Source code of charts
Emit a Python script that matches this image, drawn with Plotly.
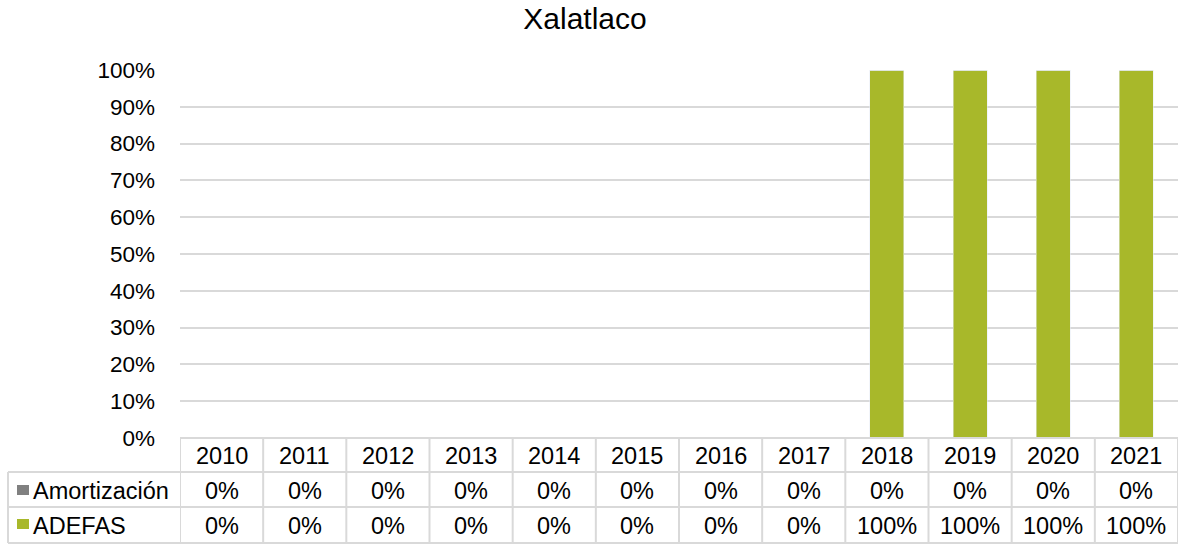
import plotly.graph_objects as go

years = ["2010", "2011", "2012", "2013", "2014", "2015", "2016", "2017", "2018", "2019", "2020", "2021"]
amortizacion = [0, 0, 0, 0, 0, 0, 0, 0, 0, 0, 0, 0]
adefas = [0, 0, 0, 0, 0, 0, 0, 0, 1, 1, 1, 1]
series_names = ["Amortización", "ADEFAS"]
series_colors = ["#808080", "#A8B82A"]
y_ticks = [0, 0.1, 0.2, 0.3, 0.4, 0.5, 0.6, 0.7, 0.8, 0.9, 1.0]

W, H = 1180, 544
L, R, T, B = 180, 2, 70, 106
plot_h = H - T - B
plot_w = W - L - R

def py(pix):
    return (H - B - pix) / plot_h

def px(pix):
    return (pix - L) / plot_w

fig = go.Figure()
xs = list(range(len(years)))
fig.add_trace(go.Bar(x=xs, y=adefas, name="ADEFAS", marker_color=series_colors[1], width=0.41))
fig.add_trace(go.Bar(x=xs, y=amortizacion, name="Amortización", marker_color=series_colors[0], width=0.41))

font_fam = "Liberation Sans, Arial, sans-serif"
line_col = "#D9D9D9"
fs = 23.5
shapes = []
ann = []

y_top = 0
y_r1 = py(472)
y_r2 = py(507)
y_bot = py(543)
x_left_paper = px(8)

# horizontal lines
shapes.append(dict(type="line", xref="x", yref="paper", x0=-0.5, x1=11.5, y0=y_top, y1=y_top, line=dict(color=line_col, width=2)))
for yy in (y_r1, y_r2, y_bot):
    shapes.append(dict(type="line", xref="paper", yref="paper", x0=x_left_paper, x1=1, y0=yy, y1=yy, line=dict(color=line_col, width=2)))
# vertical lines
for i in range(len(years) + 1):
    shapes.append(dict(type="line", xref="x", yref="paper", x0=i - 0.5, x1=i - 0.5, y0=y_top, y1=y_bot, line=dict(color=line_col, width=2)))
shapes.append(dict(type="line", xref="paper", yref="paper", x0=x_left_paper, x1=x_left_paper, y0=y_r1, y1=y_bot, line=dict(color=line_col, width=2)))

y_hdr = py(456)
y_a = py(491)
y_d = py(526)
txt_font = dict(size=fs, color="#000000", family=font_fam)
for i, yr in enumerate(years):
    ann.append(dict(x=i, y=y_hdr, xref="x", yref="paper", text=yr, showarrow=False, xanchor="center", yanchor="middle", font=txt_font))
    ann.append(dict(x=i, y=y_a, xref="x", yref="paper", text=f"{round(amortizacion[i]*100)}%", showarrow=False, xanchor="center", yanchor="middle", font=txt_font))
    ann.append(dict(x=i, y=y_d, xref="x", yref="paper", text=f"{round(adefas[i]*100)}%", showarrow=False, xanchor="center", yanchor="middle", font=txt_font))

# row labels with legend keys
for name, col, yy, kc in ((series_names[0], series_colors[0], y_a, 490), (series_names[1], series_colors[1], y_d, 524)):
    ann.append(dict(x=px(31), y=yy, xref="paper", yref="paper", xanchor="left", yanchor="middle", text=name, showarrow=False,
                    font=txt_font))
    shapes.append(dict(type="rect", xref="paper", yref="paper",
                       x0=px(17), x1=px(29), y0=py(kc + 5), y1=py(kc - 5),
                       fillcolor=col, line=dict(width=0)))

fig.update_layout(
    width=W, height=H,
    margin=dict(l=L, r=R, t=T, b=B),
    barmode="stack",
    showlegend=False,
    plot_bgcolor="white", paper_bgcolor="white",
    title=dict(text="Xalatlaco", x=585 / W, xanchor="center", y=1 - 18 / H, yanchor="middle",
               font=dict(size=30, color="#000000", family=font_fam)),
    xaxis=dict(range=[-0.5, 11.5], showticklabels=False, showgrid=False, zeroline=False, showline=False, fixedrange=True),
    yaxis=dict(range=[0, 1], tickvals=y_ticks, tickformat=".0%", showgrid=True, gridcolor=line_col, gridwidth=2,
               zeroline=False, showline=False, ticklabelstandoff=24,
               tickfont=dict(size=22.5, color="#000000", family=font_fam)),
    shapes=shapes,
    annotations=ann,
)
fig.write_html("out.html", config={"displayModeBar": False},
               post_script="document.body.style.margin='0';document.body.style.overflow='hidden';")
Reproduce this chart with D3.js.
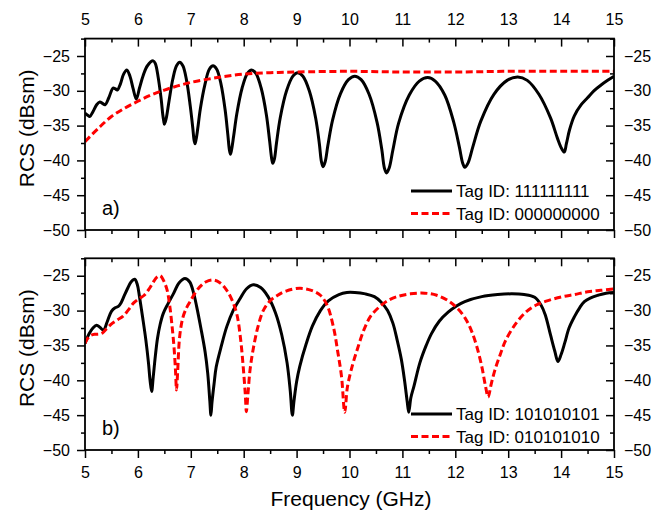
<!DOCTYPE html>
<html><head><meta charset="utf-8">
<script src="https://cdn.jsdelivr.net/npm/d3@7"></script>
<style>
body{margin:0;background:#fff;}
svg{display:block;font-family:"Liberation Sans",Arial,sans-serif;}
</style></head><body>
<svg id="chart" width="664" height="510"></svg>
<script>
// ---------- data ----------
const xMajorTicks = [5,6,7,8,9,10,11,12,13,14,15];
const xMinorTicks = [5.5,6.5,7.5,8.5,9.5,10.5,11.5,12.5,13.5,14.5];
const yMajorTicks = [-25,-30,-35,-40,-45,-50];
const yMinorTicks = [-22.5,-27.5,-32.5,-37.5,-42.5,-47.5];

const legendA = ["Tag ID: 111111111","Tag ID: 000000000"];
const legendB = ["Tag ID: 101010101","Tag ID: 010101010"];
const panelLabels = ["a)","b)"];

// Panel a) Tag ID 111111111 : [GHz, dBsm]
const tag111111111 = [
[5.00,-33.2],[5.05,-33.5],[5.09,-33.7],[5.15,-33.0],[5.22,-32.0],[5.28,-31.6],[5.33,-31.8],[5.38,-32.0],[5.45,-31.0],[5.53,-29.6],[5.57,-29.7],[5.61,-29.9],[5.67,-29.0],[5.73,-27.6],[5.79,-27.0],[5.85,-27.9],[5.91,-29.7],[5.97,-31.2],[6.03,-29.6],[6.10,-27.8],[6.18,-26.4],[6.29,-25.7],
[6.33,-26.1],[6.38,-27.9],[6.44,-31.2],[6.47,-33.4],[6.49,-34.4],[6.50,-34.8],
[6.52,-34.4],[6.54,-33.8],[6.59,-31.4],[6.66,-28.3],[6.73,-26.4],[6.79,-25.9],
[6.85,-26.4],[6.92,-28.5],[6.99,-32.2],[7.04,-35.5],[7.06,-37.0],[7.08,-37.6],
[7.10,-37.0],[7.13,-35.5],[7.18,-32.6],[7.27,-29.0],[7.35,-26.9],[7.42,-26.4],
[7.49,-26.9],[7.57,-29.0],[7.65,-32.8],[7.70,-36.3],[7.73,-38.5],[7.75,-39.1],
[7.77,-38.5],[7.81,-36.5],[7.87,-33.3],[7.97,-29.6],[8.07,-27.5],[8.15,-27.0],
[8.23,-27.5],[8.33,-29.6],[8.43,-33.5],[8.49,-37.2],[8.53,-39.8],[8.55,-40.4],
[8.58,-39.8],[8.62,-37.5],[8.69,-33.9],[8.81,-30.0],[8.93,-27.9],[9.02,-27.4],
[9.12,-27.9],[9.24,-30.0],[9.36,-33.9],[9.43,-37.6],[9.47,-40.2],[9.50,-40.9],
[9.54,-40.2],[9.59,-37.9],[9.68,-34.2],[9.83,-30.4],[9.98,-28.4],[10.10,-27.9],
[10.22,-28.4],[10.37,-30.5],[10.52,-34.5],[10.61,-38.4],[10.66,-41.1],[10.70,-41.8],
[10.75,-41.1],[10.82,-38.5],[10.93,-34.6],[11.13,-30.6],[11.32,-28.6],[11.48,-28.1],
[11.62,-28.6],[11.80,-30.6],[11.97,-34.5],[12.08,-38.2],[12.14,-40.4],[12.18,-41.0],
[12.24,-40.4],[12.33,-38.1],[12.48,-34.4],[12.73,-30.5],[12.98,-28.5],[13.18,-28.0],
[13.36,-28.5],[13.58,-30.5],[13.80,-33.9],[13.93,-36.8],[14.01,-38.3],[14.06,-38.8],
[14.10,-37.6],[14.16,-35.6],[14.25,-33.6],[14.38,-32.0],[14.50,-31.0],[14.62,-30.0],[14.75,-29.2],[14.88,-28.5],[15.00,-27.9]
];
// Panel a) Tag ID 000000000
const tag000000000 = [
[5.0,-37.3],[5.25,-35.4],[5.5,-33.7],[5.75,-32.5],[6.0,-31.5],[6.25,-30.6],[6.5,-29.9],[6.75,-29.3],[7.0,-28.8],[7.5,-28.1],[8.0,-27.6],[8.5,-27.4],[9.0,-27.3],[10.0,-27.2],[11.0,-27.3],[12.0,-27.3],[13.0,-27.2],[14.0,-27.2],[15.0,-27.2]
];
// Panel b) Tag ID 101010101
const tag101010101 = [
[5.00,-34.7],[5.08,-33.3],[5.15,-32.5],[5.22,-32.1],[5.28,-32.4],[5.35,-32.8],[5.42,-31.6],[5.50,-30.1],[5.57,-29.6],[5.63,-29.4],[5.68,-28.9],[5.74,-27.9],[5.80,-26.9],[5.87,-25.9],[5.94,-25.5],
[5.99,-26.3],[6.03,-28.0],[6.09,-31.0],[6.15,-34.2],[6.20,-37.5],[6.23,-40.0],[6.26,-41.6],
[6.29,-39.5],[6.33,-36.5],[6.37,-34.0],[6.42,-32.0],[6.48,-30.4],[6.57,-29.0],[6.67,-27.6],[6.78,-26.0],[6.89,-25.4],
[6.98,-25.9],[7.05,-27.4],[7.11,-29.4],[7.19,-32.5],[7.27,-35.9],[7.32,-39.0],[7.36,-43.0],[7.38,-45.0],
[7.40,-43.2],[7.44,-40.5],[7.48,-38.1],[7.58,-35.0],[7.68,-32.3],[7.80,-30.0],[7.93,-28.3],[8.05,-26.9],[8.18,-26.3],
[8.32,-26.7],[8.46,-28.0],[8.60,-30.3],[8.72,-33.5],[8.82,-37.5],[8.88,-41.5],[8.92,-45.0],
[8.95,-43.0],[9.00,-40.2],[9.06,-38.0],[9.18,-34.8],[9.30,-32.2],[9.45,-30.0],[9.60,-28.6],[9.80,-27.7],[9.95,-27.4],[10.10,-27.4],
[10.30,-27.6],[10.47,-28.0],[10.60,-28.8],[10.72,-30.0],[10.82,-31.8],[10.90,-34.2],[10.98,-37.0],[11.04,-40.0],[11.09,-43.0],[11.12,-44.6],
[11.16,-42.5],[11.22,-40.8],[11.33,-37.5],[11.45,-35.0],[11.55,-33.3],[11.70,-31.5],[11.87,-30.2],[12.03,-29.3],[12.18,-28.7],[12.50,-28.0],[12.80,-27.7],[13.07,-27.6],[13.30,-27.7],[13.50,-28.1],[13.62,-29.2],[13.70,-30.6],[13.80,-33.5],[13.88,-35.8],[13.94,-37.3],
[14.00,-36.3],[14.07,-34.6],[14.15,-32.5],[14.25,-30.9],[14.35,-29.6],[14.44,-28.7],[14.55,-28.2],[14.70,-27.8],[14.85,-27.5],[15.00,-27.4]
];
// Panel b) Tag ID 010101010
const tag010101010 = [
[5.00,-34.7],[5.05,-34.0],[5.10,-33.6],[5.18,-33.4],[5.26,-33.4],[5.33,-33.2],[5.42,-32.5],[5.52,-31.8],[5.62,-31.3],[5.72,-30.8],[5.82,-29.9],[5.92,-28.9],[6.02,-28.3],[6.12,-27.8],[6.22,-26.8],[6.30,-25.8],[6.36,-25.2],[6.42,-25.0],
[6.48,-25.6],[6.55,-27.0],[6.60,-29.2],[6.64,-31.8],[6.68,-35.0],[6.71,-38.5],[6.73,-41.4],
[6.75,-39.0],[6.79,-33.7],[6.85,-31.0],[6.92,-29.6],[6.98,-28.8],[7.08,-27.5],[7.17,-26.6],[7.28,-25.9],[7.42,-25.6],
[7.55,-26.0],[7.68,-27.1],[7.78,-28.5],[7.87,-30.5],[7.94,-34.0],[7.99,-38.0],[8.03,-42.0],[8.05,-44.5],
[8.08,-42.0],[8.12,-38.5],[8.18,-35.5],[8.27,-32.3],[8.37,-30.0],[8.50,-28.6],[8.62,-27.9],[8.80,-27.2],[9.06,-26.8],
[9.28,-27.1],[9.45,-27.8],[9.58,-29.3],[9.70,-32.5],[9.78,-36.0],[9.85,-39.5],[9.91,-44.6],
[9.96,-41.0],[10.05,-38.0],[10.15,-35.5],[10.27,-32.8],[10.40,-30.8],[10.56,-29.5],[10.72,-28.6],[10.90,-28.0],[11.15,-27.6],[11.42,-27.5],
[11.65,-27.8],[11.87,-28.6],[12.03,-29.6],[12.18,-31.0],[12.30,-32.8],[12.40,-35.0],[12.50,-38.0],[12.57,-40.8],[12.62,-42.4],
[12.68,-40.5],[12.75,-38.5],[12.85,-36.3],[12.95,-34.3],[13.15,-31.8],[13.35,-30.1],[13.53,-29.2],[13.78,-28.5],[14.03,-28.0],[14.25,-27.7],[14.50,-27.3],[14.75,-27.1],[15.00,-26.9]
];

// ---------- layout ----------
const svg = d3.select("#chart");
const left = 85, right = 614;
const x = d3.scaleLinear().domain([5,15]).range([left,right]);
const panels = [
  {top:38.6, bottom:230, solid:tag111111111, dashed:tag000000000, legend:legendA, label:panelLabels[0], topLabels:true, bottomLabels:false, legY:191},
  {top:258.3, bottom:450, solid:tag101010101, dashed:tag010101010, legend:legendB, label:panelLabels[1], topLabels:false, bottomLabels:true, legY:414}
];
const tickFont = 16;

panels.forEach((p,i)=>{
  const y = d3.scaleLinear().domain([-50,-22.5]).range([p.bottom,p.top]);
  const g = svg.append("g");
  const cid = "clip"+i;
  svg.append("clipPath").attr("id",cid).append("rect")
    .attr("x",left).attr("y",p.top).attr("width",right-left).attr("height",p.bottom-p.top);

  const line = d3.line().x(d=>x(d[0])).y(d=>y(d[1])).curve(d3.curveCatmullRom.alpha(0.5));
  g.append("path").datum(p.solid).attr("d",line).attr("clip-path",`url(#${cid})`)
    .attr("fill","none").attr("stroke","#000").attr("stroke-width",3).attr("stroke-linejoin","round");
  g.append("path").datum(p.dashed).attr("d",line).attr("clip-path",`url(#${cid})`)
    .attr("fill","none").attr("stroke","#ff0000").attr("stroke-width",3).attr("stroke-dasharray","7,3.5");

  function styleAxis(sel){
    sel.select(".domain").remove();
    sel.selectAll("line").attr("stroke","#000").attr("stroke-width",1.5);
    sel.selectAll("text").attr("font-size",tickFont).attr("fill","#000")
      .attr("font-family","'Liberation Sans',Arial,sans-serif");
  }
  // bottom axis (outward)
  const bMaj = d3.axisBottom(x).tickValues(xMajorTicks).tickSize(8).tickSizeOuter(0).tickPadding(8.6)
    .tickFormat(p.bottomLabels ? d3.format("d") : "");
  g.append("g").attr("transform",`translate(0,${p.bottom})`).call(bMaj).call(styleAxis);
  g.append("g").attr("transform",`translate(0,${p.bottom})`)
    .call(d3.axisBottom(x).tickValues(xMinorTicks).tickSize(4).tickSizeOuter(0).tickFormat("")).call(styleAxis);
  // top axis (ticks pointing down)
  const tMaj = d3.axisTop(x).tickValues(xMajorTicks).tickSize(-8).tickSizeOuter(0).tickPadding(13.6)
    .tickFormat(p.topLabels ? d3.format("d") : "");
  g.append("g").attr("transform",`translate(0,${p.top})`).call(tMaj).call(styleAxis);
  g.append("g").attr("transform",`translate(0,${p.top})`)
    .call(d3.axisTop(x).tickValues(xMinorTicks).tickSize(-4).tickSizeOuter(0).tickFormat("")).call(styleAxis);
  // left axis (outward)
  g.append("g").attr("transform",`translate(${left},0)`)
    .call(d3.axisLeft(y).tickValues(yMajorTicks).tickSize(8).tickSizeOuter(0).tickPadding(7).tickFormat(d3.format("d"))).call(styleAxis);
  g.append("g").attr("transform",`translate(${left},0)`)
    .call(d3.axisLeft(y).tickValues(yMinorTicks).tickSize(4).tickSizeOuter(0).tickFormat("")).call(styleAxis);
  // right axis (ticks pointing left)
  g.append("g").attr("transform",`translate(${right},0)`)
    .call(d3.axisRight(y).tickValues(yMajorTicks).tickSize(-8).tickSizeOuter(0).tickPadding(10).tickFormat(d3.format("d"))).call(styleAxis);
  g.append("g").attr("transform",`translate(${right},0)`)
    .call(d3.axisRight(y).tickValues(yMinorTicks).tickSize(-4).tickSizeOuter(0).tickFormat("")).call(styleAxis);

  // frame
  g.append("rect").attr("x",left).attr("y",p.top).attr("width",right-left).attr("height",p.bottom-p.top)
    .attr("fill","none").attr("stroke","#000").attr("stroke-width",1.8);

  // panel label
  g.append("text").attr("x",102).attr("y",p.bottom-15).attr("font-size",20).text(p.label);

  // legend
  const lg = g.append("g");
  [0,1].forEach(j=>{
    const ly = p.legY + j*22.5;
    lg.append("line").attr("x1",411).attr("x2",452).attr("y1",ly).attr("y2",ly)
      .attr("stroke", j===0 ? "#000" : "#ff0000").attr("stroke-width",3)
      .attr("stroke-dasharray", j===0 ? null : "7,3.5");
    lg.append("text").attr("x",456).attr("y",ly+6.3).attr("font-size",17).text(p.legend[j]);
  });

  // y title
  svg.append("text").attr("transform",`translate(34,${(p.top+p.bottom)/2 - 6}) rotate(-90)`)
    .attr("text-anchor","middle").attr("font-size",21).text("RCS (dBsm)");
});

svg.append("text").attr("x",351).attr("y",506).attr("text-anchor","middle").attr("font-size",21).text("Frequency (GHz)");
</script>
</body></html>
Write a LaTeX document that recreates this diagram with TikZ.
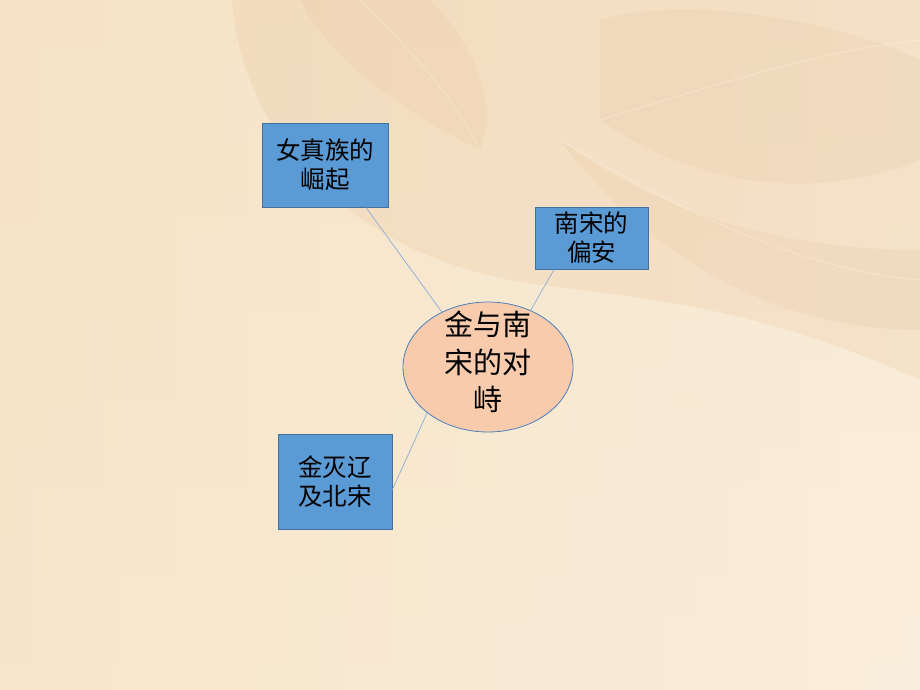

*EXERCISE DIRECTIONS:*
Where a line in the entries holds the word "this", copy that line.

*FINAL RESULT:*
Emit a Python script that matches this image, drawn with Plotly.
Reproduce this chart with D3.js.
Write a LaTeX document that recreates this diagram with TikZ.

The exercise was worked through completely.